The device uses prepackaged ingredients but lets users develop their own flavour of craft beer, the company said in an email. The firm is also working on expanding the types of beverages the machine can produce to perhaps include kombucha, wine and sake.

Of course, a big part of craft beer brewing is bragging about it. But if you’re having trouble texting after a few refreshing beverages, then you might want to download a new keyboard to your phone that has 70 percent more space per key.

Conventional keyboards come from the age of the typewriter and, as they were squeezed down to fit mobile phones, the keys became especially narrow — a problem for typing with our round fingertips, according to David Eberle, CEO and cofounder of the Swiss firm Typewise.

“Most of the mistakes are made in the horizontal dimension — so on the left or the right of a specific key,” Eberle told Al Jazeera.

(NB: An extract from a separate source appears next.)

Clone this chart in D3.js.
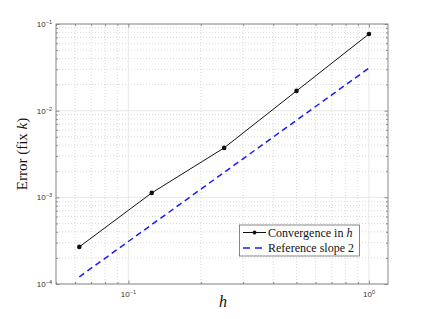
<!DOCTYPE html>
<html><head><meta charset="utf-8">
<script src="https://cdn.jsdelivr.net/npm/d3@7"></script>
<style>body{margin:0;background:#fff}svg{display:block}</style>
</head><body>
<script>
const hValues = [0.0625, 0.125, 0.25, 0.5, 1];
const errValues = [0.000268, 0.001125, 0.00372, 0.0169, 0.0767];
const refValues = [0.000121, 0.000484, 0.00194, 0.00775, 0.031];
const xTickExps = [-1, 0];
const yTickExps = [-4, -3, -2, -1];
const seriesNames = ["Convergence in ", "Reference slope 2"];

const W = 429, H = 319;
const m = {l: 56, t: 24, r: 388, b: 284};
const svg = d3.select("body").append("svg").attr("width", W).attr("height", H);
const x = d3.scaleLog().domain([0.05, 1.2]).range([m.l, m.r]);
const y = d3.scaleLog().domain([1e-4, 1e-1]).range([m.b, m.t]);

const g = svg.append("g");
const xMinor = [], yMinor = [];
for (let e = -2; e <= 0; e++) for (let k = 2; k < 10; k++) { const v = k * Math.pow(10, e); if (v >= 0.05 && v <= 1.2) xMinor.push(v); }
for (let e = -4; e < -1; e++) for (let k = 2; k < 10; k++) yMinor.push(k * Math.pow(10, e));
g.selectAll(".xm").data(xMinor).enter().append("line")
  .attr("x1", d => x(d)).attr("x2", d => x(d)).attr("y1", m.t).attr("y2", m.b)
  .attr("stroke", "#cfcfcf").attr("stroke-width", 0.8).attr("stroke-dasharray", "1,2");
g.selectAll(".ym").data(yMinor).enter().append("line")
  .attr("y1", d => y(d)).attr("y2", d => y(d)).attr("x1", m.l).attr("x2", m.r)
  .attr("stroke", "#cfcfcf").attr("stroke-width", 0.8).attr("stroke-dasharray", "1,2");
g.selectAll(".xM").data(xTickExps).enter().append("line")
  .attr("x1", d => x(Math.pow(10, d))).attr("x2", d => x(Math.pow(10, d))).attr("y1", m.t).attr("y2", m.b)
  .attr("stroke", "#e3e3e3").attr("stroke-width", 0.8);
g.selectAll(".yM").data(yTickExps).enter().append("line")
  .attr("y1", d => y(Math.pow(10, d))).attr("y2", d => y(Math.pow(10, d))).attr("x1", m.l).attr("x2", m.r)
  .attr("stroke", "#e3e3e3").attr("stroke-width", 0.8);

const axCol = "#444";
function styleAxis(sel) {
  sel.select(".domain").remove();
  sel.selectAll("line").attr("stroke", axCol).attr("stroke-width", 0.6);
  sel.selectAll("text").remove();
}
function ticks(axisFn, scale, majorVals, minorVals, tr, big, small) {
  const a1 = svg.append("g").attr("transform", tr).call(axisFn(scale).tickValues(majorVals).tickSize(big).tickFormat(""));
  styleAxis(a1);
  const a2 = svg.append("g").attr("transform", tr).call(axisFn(scale).tickValues(minorVals).tickSize(small).tickFormat(""));
  styleAxis(a2);
}
const xMaj = xTickExps.map(e => Math.pow(10, e)), yMaj = yTickExps.map(e => Math.pow(10, e));
ticks(d3.axisTop, x, xMaj, xMinor, `translate(0,${m.b})`, 3.5, 2);
ticks(d3.axisBottom, x, xMaj, xMinor, `translate(0,${m.t})`, 3.5, 2);
ticks(d3.axisRight, y, yMaj, yMinor, `translate(${m.l},0)`, 3.5, 2);
ticks(d3.axisLeft, y, yMaj, yMinor, `translate(${m.r},0)`, 3.5, 2);

svg.append("rect").attr("x", m.l).attr("y", m.t).attr("width", m.r - m.l).attr("height", m.b - m.t)
  .attr("fill", "none").attr("stroke", "#8a8a8a").attr("stroke-width", 1);

const tf = "Liberation Sans, Arial, sans-serif";
xTickExps.forEach(e => {
  const t = svg.append("text").attr("x", x(Math.pow(10, e))).attr("y", 297).attr("text-anchor", "middle")
    .attr("font-family", tf).attr("font-size", 8).attr("fill", "#333");
  t.append("tspan").text("10");
  t.append("tspan").attr("dy", -3).attr("font-size", 5.5).text(String(e).replace("-", "\u2212"));
});
yTickExps.forEach(e => {
  const t = svg.append("text").attr("x", 52).attr("y", y(Math.pow(10, e)) + 3).attr("text-anchor", "end")
    .attr("font-family", tf).attr("font-size", 8).attr("fill", "#333");
  t.append("tspan").text("10");
  t.append("tspan").attr("dy", -3).attr("font-size", 5.5).text(String(e).replace("-", "\u2212"));
});

const line = d3.line().x(d => x(d[0])).y(d => y(d[1]));
svg.append("path").datum(hValues.map((h, i) => [h, refValues[i]])).attr("d", line)
  .attr("fill", "none").attr("stroke", "#1a1aff").attr("stroke-width", 1.5).attr("stroke-dasharray", "6,4");
svg.append("path").datum(hValues.map((h, i) => [h, errValues[i]])).attr("d", line)
  .attr("fill", "none").attr("stroke", "#111").attr("stroke-width", 1);
svg.selectAll(".pt").data(hValues.map((h, i) => [h, errValues[i]])).enter().append("circle")
  .attr("cx", d => x(d[0])).attr("cy", d => y(d[1])).attr("r", 2.3).attr("fill", "#111");

svg.append("text").attr("transform", "translate(27,154) rotate(-90)").attr("text-anchor", "middle")
  .attr("font-family", "Liberation Serif, serif").attr("font-size", 15).attr("fill", "#111")
  .html('Error (fix <tspan font-style="italic">k</tspan>)');
svg.append("text").attr("x", 223).attr("y", 307).attr("text-anchor", "middle")
  .attr("font-family", "Liberation Serif, serif").attr("font-size", 16).attr("font-style", "italic").attr("fill", "#111").text("h");

const lg = svg.append("g");
lg.append("rect").attr("x", 239.5).attr("y", 225).attr("width", 120).attr("height", 31)
  .attr("fill", "#fff").attr("stroke", "#555").attr("stroke-width", 0.7);
lg.append("line").attr("x1", 243).attr("x2", 266).attr("y1", 232.5).attr("y2", 232.5).attr("stroke", "#111").attr("stroke-width", 1);
lg.append("circle").attr("cx", 254.5).attr("cy", 232.5).attr("r", 2).attr("fill", "#111");
lg.append("line").attr("x1", 243).attr("x2", 266).attr("y1", 248).attr("y2", 248).attr("stroke", "#1a1aff").attr("stroke-width", 1.5).attr("stroke-dasharray", "7,5");
const t1 = lg.append("text").attr("x", 268).attr("y", 236.5).attr("font-family", "Liberation Serif, serif").attr("font-size", 12).attr("fill", "#111");
t1.append("tspan").text(seriesNames[0]);
t1.append("tspan").attr("font-style", "italic").text("h");
lg.append("text").attr("x", 268).attr("y", 252).attr("font-family", "Liberation Serif, serif").attr("font-size", 12).attr("fill", "#111").text(seriesNames[1]);
</script>
</body></html>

Typewise uses hexagons instead, allowing it to increase the key size by 70 percent — so your thumbs are less likely to make mistakes.

“By having larger key sizes, obviously, you’re more likely to hit the actual key that you intended to hit,” Eberle explained.

The app also has privacy perks: Typewise’s advance autocorrect is entirely contained within a user’s device itself, so no data is being sent to a server in the cloud.

“Nothing that the user types ever leaves his device on a keyboard level,” Eberle added.

The newest iteration of Typewise, which will have a no-cost version, will be available for download in February.